British officials trying to freeze individual accounts held by Russian billionaires face difficulties in part due to the systems of trusts and shell companies that hold their fortunes.

Thomas Mayne, visiting fellow from thinktank Chatham House’s Russia and Eurasia Programme, said while revealing ownership was a “step forward”, enforcement needed to be effective.

“If there are no penalties for submitting false or misleading information (and, like with Companies House, funding of UK authorities to properly investigate), then the bill will be useless,” Mr Mayne said.

Around 87,000 properties are owned by offshore companies in the UK which Mr Mayne said means the authorities have “no idea who owns them”.

“Actually getting the owners on record, checking the information and penalising those who submit false information will likely take years,” Mr Mayne added.

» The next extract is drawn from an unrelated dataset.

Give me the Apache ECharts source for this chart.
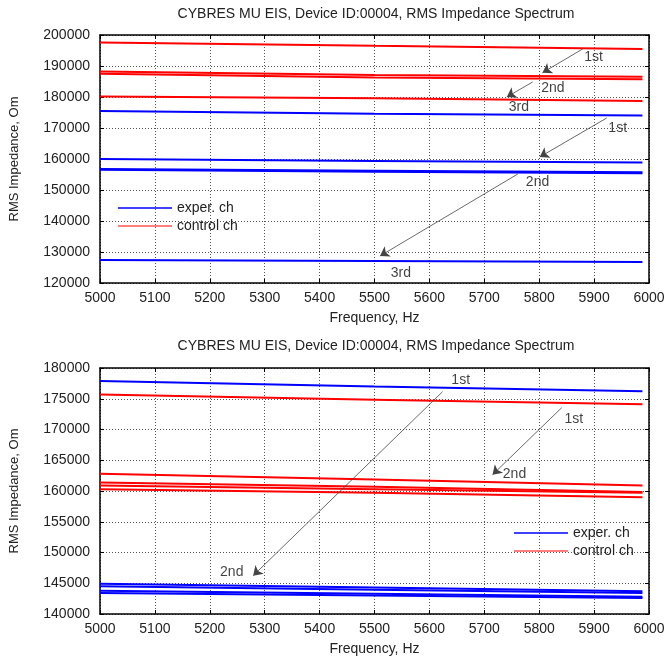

Shadow chancellor Rachel Reeves said that Labour supports the legislation and will “scrutinise the strength of these measures, which the government must enact in their strongest form to tackle dirty money once and for all.”

Image source, Getty Images

Image caption,

Labour said the measures were “welcome” but “don’t yet go far and fast enough”

“The long overdue Register of Overseas Entities, originally promised in 2016, must now be implemented at speed. Any transition period must be completed by the end of March and be accompanied by tough enforcement measures,” she continued.

Shadow home secretary Yvette Cooper said the measures were “welcome” but “don’t yet go far and fast enough”.

“Alongside strong sanctions we need an urgent crackdown on illicit finance, corruption and organised crime linked to Russia. For too long the City of London and the UK economy has been used as a laundromat by corrupt elites linked to organised crime,” Ms Cooper added.

The anti-corruption organisation Transparency International has identified at least £1.5bn of UK property owned by Russians accused of financial crime or with links to the Kremlin.

As part of the latest round of sanctions, Mr Johnson said the government will also limit the amount of money Russian nationals will be able to deposit in their UK bank account.